Premier Franz-Jozef Strauss, 72, was at the controls of his own Cessna when he flew into Moscow. The West German Embassy declined to comment on reports that he would appeal to Soviet leader Mikhail S. Gorbachev for Rust's release.

West German radio said Strauss would seek to do so, and success, political commentators suggested, would increase his prestige in West Germany, undoubtedly at Chancellor Helmut Kohl's expense.

Meeting Expected

Embassy spokesman Alexander Allardt told Reuters that he expects Strauss--often accused of conducting a private foreign policy--to meet with Gorbachev on Tuesday.

Rust, 19, was sentenced to four years in a labor camp for violating Soviet airspace by illegally flying a Cessna from Finland and making dramatic, unauthorized landing next to the Kremlin last May. He said he did it in a bid for world peace.

The teen-ager is awaiting transfer from Moscow's Lefortovo prison to a labor camp. West German radio said his parents, who visited him before Christmas, had asked Strauss to plead for his early release.

Communist Contacts

Despite his right-wing reputation, Strauss has had a number of successful contacts with communist countries, and this prompted speculation that he could make an approach to the Kremlin leader on Rust's behalf.
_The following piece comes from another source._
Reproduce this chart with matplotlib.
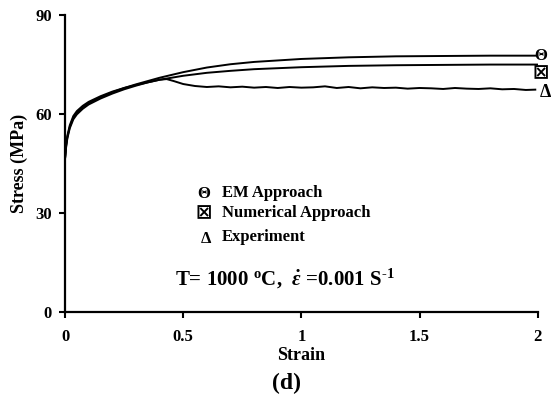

Although his Christian Social Union is a partner in Kohl's center-right coalition at the national level, Strauss is not afraid to clash with the Bonn government's official line.

Earlier this year, when U.S. and Soviet negotiators announced they had agreed to scrap their intermediate-range nuclear missiles, Vice Chancellor and Foreign Minister Hans-Dietrich Genscher warmly welcomed the development--but Strauss denounced it as a threat to security.